• _WHAT YOU SHOULD DO_: Quote from the first line below through the line that contains "import * as", both included, and leave the pictures out.

********

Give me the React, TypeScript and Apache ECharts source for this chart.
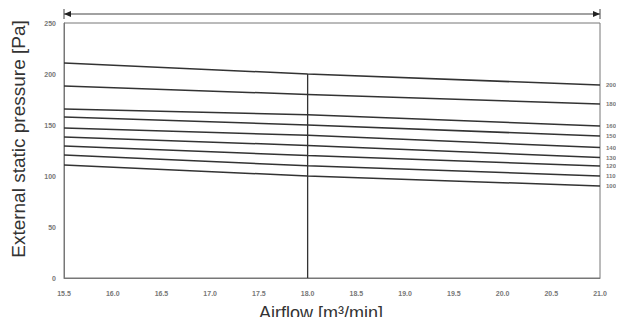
import React, { useEffect, useRef } from "react";
import * as echarts from "echarts";

const airflow = [15.5, 18.0, 21.0];
const curveNames = ["200", "180", "160", "150", "140", "130", "120", "110", "100"];
const curveValues = [
  [210.8, 200, 189.2],
  [188.2, 180, 170.6],
  [165.7, 160, 149],
  [157.8, 150, 139.2],
  [147, 140, 127.9],
  [138.2, 130, 118.1],
  [129.4, 120, 109.8],
  [120.6, 110, 100],
  [110.8, 100, 90.2],
];
const ratedAirflow = 18.0;
const ratedTop = 200;
const xMin = 15.5;
const xMax = 21.0;
const yMax = 250;
const xTitle = "Airflow [m³/min]";
const yTitle = "External static pressure [Pa]";

export default function App() {
  const ref = useRef<HTMLDivElement>(null);
  useEffect(() => {
    const el = ref.current!;
    const chart = echarts.init(el, null, { renderer: "svg" });
    const font = "Liberation Sans, Arial, sans-serif";
    const tickStyle = {
      fontSize: 7,
      color: "#777",
      fontWeight: "bold" as const,
      fontFamily: font,
    };
    const series: any[] = curveValues.map((vals, i) => ({
      type: "line",
      name: curveNames[i],
      data: airflow.map((x, j) => [x, vals[j]]),
      symbol: "none",
      lineStyle: { color: "#333", width: 1.5 },
      endLabel: {
        show: true,
        formatter: curveNames[i],
        fontSize: 6,
        color: "#777",
        fontWeight: "bold",
        distance: 6,
      },
    }));
    series.push({
      type: "line",
      data: [
        [ratedAirflow, 0],
        [ratedAirflow, ratedTop],
      ],
      symbol: "none",
      lineStyle: { color: "#333", width: 1.3 },
    });
    chart.setOption({
      animation: false,
      grid: {
        left: 64,
        right: 24,
        top: 23,
        bottom: 47,
        show: true,
        borderColor: "#777",
        borderWidth: 1,
      },
      xAxis: {
        type: "value",
        min: xMin,
        max: xMax,
        interval: 0.5,
        axisLine: { show: true, lineStyle: { color: "#777" } },
        axisTick: { show: false },
        splitLine: { show: false },
        axisLabel: { ...tickStyle, margin: 12, formatter: (v: number) => v.toFixed(1) },
      },
      yAxis: {
        type: "value",
        min: 0,
        max: yMax,
        interval: 50,
        axisLine: { show: true, lineStyle: { color: "#777" } },
        axisTick: { show: false },
        splitLine: { show: false },
        axisLabel: { ...tickStyle, margin: 8 },
      },
      series,
    });
    const p0 = chart.convertToPixel({ gridIndex: 0 }, [xMin, yMax]) as number[];
    const p1 = chart.convertToPixel({ gridIndex: 0 }, [xMax, yMax]) as number[];
    const ay = p0[1] - 9;
    chart.setOption({
      graphic: [
        {
          type: "line",
          shape: { x1: p0[0], y1: ay, x2: p1[0], y2: ay },
          style: { stroke: "#444", lineWidth: 1.2 },
        },
        {
          type: "polygon",
          shape: { points: [[p0[0], ay], [p0[0] + 7, ay - 3], [p0[0] + 7, ay + 3]] },
          style: { fill: "#222" },
        },
        {
          type: "polygon",
          shape: { points: [[p1[0], ay], [p1[0] - 7, ay - 3], [p1[0] - 7, ay + 3]] },
          style: { fill: "#222" },
        },
        {
          type: "line",
          shape: { x1: p0[0], y1: ay - 5, x2: p0[0], y2: ay + 5 },
          style: { stroke: "#444", lineWidth: 1 },
        },
        {
          type: "line",
          shape: { x1: p1[0], y1: ay - 5, x2: p1[0], y2: ay + 5 },
          style: { stroke: "#444", lineWidth: 1 },
        },
        {
          type: "text",
          x: 321,
          y: 313,
          style: {
            text: xTitle,
            fontSize: 18,
            fontFamily: font,
            fill: "#333",
            align: "center",
            verticalAlign: "middle",
          },
        },
        {
          type: "text",
          x: 18,
          y: 139,
          rotation: Math.PI / 2,
          style: {
            text: yTitle,
            fontSize: 19,
            fontFamily: font,
            fill: "#333",
            align: "center",
            verticalAlign: "middle",
          },
        },
      ],
    });
    return () => chart.dispose();
  }, []);
  return <div ref={ref} style={{ width: 624, height: 325, margin: -8 }} />;
}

********

• _TASK OUTPUT_:
Give me the React, TypeScript and Apache ECharts source for this chart.
import React, { useEffect, useRef } from "react";
import * as echarts from "echarts";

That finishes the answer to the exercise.